Speeches & Writings

Recognition of December 2021 Graduates

by Martha E. Pollack, President

As prepared for delivery
Saturday, December 18, 2021

Hello.

It’s hard to believe that we’re once again having to do a commencement remotely, but this virus has proven not to care about what we want.

I was so looking forward to your commencement: I always love December commencement, which is smaller, but no less joyous than our May commencement ceremony.

Had things gone as planned, I would have shared with you some thoughts that arise from some of my favorite quotations. Why don’t I do that anyway? I’d like to share with you, very briefly, three lessons, based on three of those quotes.

I’ll start with one by Ralph Waldo Emerson. Of all the things he had on his mind when he wrote his essay on self-reliance, a pandemic 180 years later certainly was not on the list.

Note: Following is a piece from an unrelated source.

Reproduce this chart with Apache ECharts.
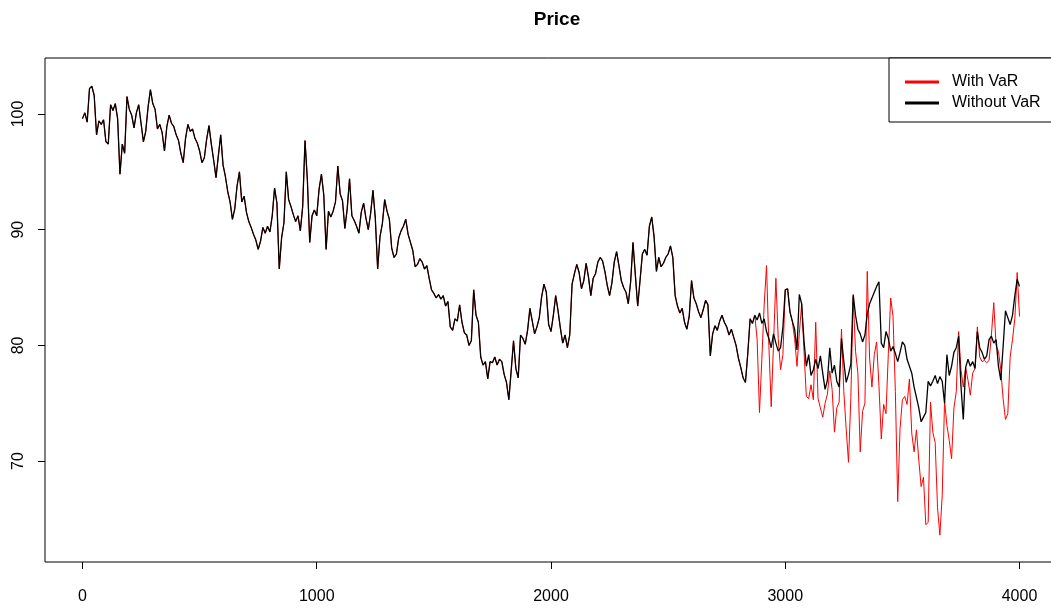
<!DOCTYPE html>
<html>
<head>
<meta charset="utf-8">
<title>Price</title>
<script src="https://cdn.jsdelivr.net/npm/echarts@6/dist/echarts.min.js"></script>
<style>
  html, body { margin: 0; padding: 0; background: #fff; }
  #chart { width: 1051px; height: 608px; }
</style>
</head>
<body>
<div id="chart"></div>
<script>
// Simulation step between stored price samples
const STEP = 10;
const xTicks = [0, 1000, 2000, 3000, 4000];
const yTicks = [70, 80, 90, 100];
const seriesNames = ['With VaR', 'Without VaR'];

// Price path without the VaR limit, one value every STEP periods (t = 0 .. 4000)
const withoutVaR = [
  99.6, 100.1, 99.3, 102.2, 102.4, 101.6, 98.2, 99.4, 99.1, 99.5,
  97.6, 97.4, 100.8, 100.3, 100.9, 99.6, 94.8, 97.4, 96.6, 101.5,
  100.4, 99.9, 98.8, 100.1, 100.8, 99.2, 97.6, 98.5, 100.6, 102.1,
  100.9, 100.4, 98.7, 99.1, 98.4, 96.8, 98.9, 99.9, 99.2, 98.9,
  98.2, 97.7, 96.6, 95.8, 97.9, 99.1, 98.5, 98.7, 97.9, 97.5,
  96.8, 95.8, 96.2, 97.8, 99.0, 97.4, 96.0, 94.5, 96.4, 98.2,
  95.6, 94.6, 93.3, 92.4, 90.9, 91.8, 93.8, 95.0, 92.4, 92.9,
  91.5, 90.7, 90.2, 89.6, 89.1, 88.3, 89.0, 90.2, 89.7, 90.3,
  89.8, 91.2, 93.6, 92.3, 86.6, 89.3, 90.6, 95.0, 92.6, 92.0,
  91.3, 90.7, 91.2, 89.9, 92.0, 97.7, 94.3, 88.9, 91.2, 91.7,
  91.2, 93.5, 94.8, 93.0, 88.3, 91.6, 91.1, 91.6, 92.4, 95.5,
  93.1, 92.5, 90.1, 91.8, 94.4, 91.2, 90.8, 90.3, 89.7, 91.5,
  92.3, 91.0, 90.0, 91.4, 93.4, 91.0, 86.6, 89.4, 90.5, 92.6,
  91.6, 90.9, 88.4, 87.6, 87.9, 89.3, 89.9, 90.3, 90.9, 89.6,
  88.9, 88.2, 86.8, 87.0, 87.5, 87.2, 86.6, 86.9, 85.8, 84.8,
  84.5, 84.1, 84.4, 84.0, 84.3, 83.4, 83.8, 81.6, 81.3, 82.3,
  82.1, 83.5, 82.0, 81.1, 80.9, 80.0, 80.4, 84.8, 82.6, 82.0,
  79.0, 78.3, 78.6, 77.1, 78.6, 78.5, 79.0, 78.3, 78.8, 78.6,
  77.5, 76.8, 75.3, 77.8, 80.4, 78.0, 77.2, 80.9, 80.6, 80.1,
  81.3, 83.2, 82.1, 81.0, 81.6, 82.4, 84.2, 85.3, 84.6, 81.8,
  81.2, 82.6, 84.3, 83.0, 81.5, 80.2, 80.9, 79.8, 80.9, 85.3,
  86.2, 87.0, 86.3, 84.9, 85.6, 87.1, 85.9, 84.3, 85.8, 86.2,
  87.2, 87.6, 87.3, 86.4, 85.2, 84.3, 85.4, 87.2, 88.1, 86.9,
  85.6, 85.0, 84.6, 83.6, 85.5, 88.9, 86.1, 83.4, 85.6, 87.9,
  88.3, 87.8, 90.3, 91.1, 89.4, 86.4, 87.6, 86.8, 87.1, 87.6,
  87.9, 88.6, 87.6, 84.3, 83.4, 82.8, 83.2, 82.0, 81.4, 82.5,
  85.6, 84.1, 83.6, 82.9, 82.4, 83.1, 83.9, 83.5, 79.1, 81.0,
  81.7, 81.3, 82.1, 82.6, 82.0, 81.6, 80.9, 81.4, 80.7, 80.0,
  78.9, 78.1, 77.2, 76.8, 79.3, 82.3, 81.9, 82.6, 82.2, 82.8,
  81.9, 82.3, 81.2, 80.6, 79.8, 81.0, 80.2, 79.5, 79.8, 81.6,
  84.8, 84.9, 82.9, 82.1, 81.4, 79.6, 84.4, 83.6, 80.4, 78.2,
  79.2, 77.4, 77.9, 78.8, 78.0, 79.1, 77.6, 76.2, 77.0, 79.8,
  77.6, 78.3, 76.9, 76.4, 80.6, 78.6, 76.8, 77.5, 78.4, 84.4,
  82.6, 81.4, 81.0, 80.3, 80.9, 82.7, 83.6, 84.1, 84.6, 85.1,
  85.5, 80.2, 79.8, 81.2, 80.6, 79.5, 79.9, 79.3, 78.6, 79.4,
  80.3, 80.0, 78.8, 78.2, 77.6, 76.4, 75.5, 74.6, 73.4, 73.8,
  74.2, 76.9, 76.5, 76.9, 77.4, 76.7, 77.3, 76.9, 75.0, 79.2,
  77.4, 78.2, 79.4, 79.8, 80.8, 76.5, 73.6, 78.1, 78.8, 78.2,
  78.6, 78.0, 81.2, 79.8, 79.4, 78.8, 79.1, 80.5, 80.8, 80.2,
  80.5, 78.2, 77.0, 79.9, 83.0, 82.4, 81.8, 82.6, 84.3, 85.7,
  85.1
];

// The VaR run follows the same path until t = 2850, after which it diverges
const VAR_START = 2850;
const withVaRAfterStart = [
  82.3, 81.9, 82.6, 80.5, 74.2, 78.8, 83.5, 86.9, 80.0, 74.7,
  80.2, 85.8, 80.6, 77.9, 79.2,
  84.8, 84.9, 82.9, 82.1, 80.6, 78.2, 81.0, 83.6, 79.5, 75.6,
  75.4, 76.6, 75.3, 82.0, 75.4, 74.6, 73.8, 75.0, 75.8, 77.8,
  76.2, 72.5, 74.6, 75.1, 81.4, 76.0, 72.8, 69.9, 75.5, 84.2,
  79.5, 77.6, 70.8, 74.3, 75.0, 86.4, 78.9, 76.4, 79.2, 80.3,
  76.5, 71.9, 74.9, 74.1, 79.3, 84.1, 82.5, 76.0, 66.5, 72.8,
  75.3, 75.6, 74.9, 77.1, 72.4, 70.8, 72.7, 70.1, 67.8, 68.6,
  64.5, 64.7, 75.1, 72.5, 71.6, 66.0, 63.6, 67.0, 75.2, 73.1,
  71.8, 70.2, 74.6, 76.0, 81.2, 77.9, 76.4, 78.1, 77.0, 75.7,
  77.6, 78.0, 81.6, 79.0, 78.6, 78.7, 78.5, 78.7, 80.9, 83.7,
  80.0, 79.5, 77.9, 75.4, 73.6, 74.1, 79.0, 80.5, 82.3, 86.3,
  82.5
];

const withVaR = withoutVaR.slice(0, VAR_START / STEP).concat(withVaRAfterStart);

const toPairs = arr => arr.map((v, i) => [i * STEP, v]);

const FONT = 'Liberation Sans, Arial, sans-serif';
const chart = echarts.init(document.getElementById('chart'), null, { renderer: 'canvas' });

chart.setOption({
  animation: false,
  backgroundColor: '#ffffff',
  title: {
    text: 'Price',
    left: 552,
    textAlign: 'center',
    top: 5,
    textStyle: { fontFamily: FONT, fontSize: 19, fontWeight: 'bold', color: '#000' }
  },
  legend: {
    data: seriesNames.map(n => ({ name: n, icon: 'rect' })),
    orient: 'vertical',
    left: 889,
    top: 58,
    padding: [16, 60, 11, 16],
    itemWidth: 34,
    itemHeight: 3,
    itemGap: 5,
    borderColor: '#000',
    borderWidth: 1,
    borderRadius: 0,
    backgroundColor: '#fff',
    selectedMode: false,
    textStyle: { fontFamily: FONT, fontSize: 16, color: '#000', lineHeight: 16, padding: [0, 0, 0, 8] }
  },
  grid: {
    left: 45,
    top: 58,
    width: 1012,
    height: 504,
    show: true,
    borderColor: '#000',
    borderWidth: 1,
    containLabel: false,
    outerBoundsMode: 'none'
  },
  xAxis: {
    type: 'value',
    min: -160,
    max: 4160,
    splitLine: { show: false },
    axisLine: { show: false, onZero: false },
    axisTick: { show: true, length: 7, lineStyle: { color: '#000' }, customValues: xTicks },
    axisLabel: {
      customValues: xTicks,
      formatter: v => String(v),
      margin: 27,
      fontFamily: FONT,
      fontSize: 16,
      color: '#000'
    }
  },
  yAxis: {
    type: 'value',
    min: 61.28,
    max: 104.84,
    splitLine: { show: false },
    axisLine: { show: false, onZero: false },
    axisTick: { show: true, length: 7, lineStyle: { color: '#000' }, customValues: yTicks },
    axisLabel: {
      customValues: yTicks,
      formatter: v => String(v),
      rotate: 90,
      margin: 18,
      fontFamily: FONT,
      fontSize: 16,
      color: '#000'
    }
  },
  series: [
    {
      name: seriesNames[0],
      type: 'line',
      data: toPairs(withVaR),
      symbol: 'none',
      sampling: null,
      lineStyle: { color: '#ff0000', width: 1 },
      itemStyle: { color: '#ff0000' }
    },
    {
      name: seriesNames[1],
      type: 'line',
      data: toPairs(withoutVaR),
      symbol: 'none',
      sampling: null,
      lineStyle: { color: '#000000', width: 1.3 },
      itemStyle: { color: '#000000' }
    }
  ]
});
</script>
</body>
</html>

But if I had to come up with a motto for living in these pandemic times, one of the top contenders would be: “A foolish consistency is the hobgoblin of little minds.”

The world is not static, and neither are we; and as the world around us changes—whether rapidly or slowly—so does what we know. As the pandemic has evolved, so has our understanding of it. The best knowledge we had yesterday isn’t the same as the best knowledge we have today. And as Cornellians, who strive for discernment and truth, and who respect science, we wouldn’t have it any other way.

So as your knowledge moves forward—as you move knowledge forward in the years ahead—make sure that your opinions and your ideas keep pace with what you know. Because the ability to adapt to new information is what lets us respond in the best possible ways—whether it’s how we approach a problem or a relationship, or how we live in a pandemic.

The second quote is a paraphrase of a line from Voltaire, and it’s one that I find myself repeating at least once a week, usually to my leadership team: “Don’t let the perfect be the enemy of the good.” The world is complex and messy, and if we wait for the perfect solution, we risk winding up with no solution at all. So don’t be afraid to be incremental. Know where you’re willing to compromise, and where you’re not. Then make the best choices you can with the resources you have.

Those of you who are finishing your doctorates——you all know the corollary to this dictum.

There are two kinds of dissertation: perfect ones and finished ones.

Now it’s time for the third quote. But this quote isn’t really a quote at all. It’s just two words that have been said often enough that no one person has the right to claim them. Which is a good thing, because they might be the most important two words there are: “Be kind.”

They’re words I say again and again and again to myself and to others, inside my head and out loud. Because kindness matters, and it matters a lot.

I won’t belabor the reasons it matters; I’ll simply say that the only way any of us have gotten through the last 21 months—and the only way we’ll keep going on—is by expressing grace, and kindness to one another.

Together, we’ve spent much of the last two years adjusting to new realities, and changes of plan, the most recent change being this ceremony online. And yet today, we celebrate the fact that even with those changes you’ve completed your degrees and are setting sail as new Cornell alumni.

So yet again, let me congratulate you. And remember Cornell will always be a part of you, just as you will always be a part of Cornell. Congratulations to each and every one of you.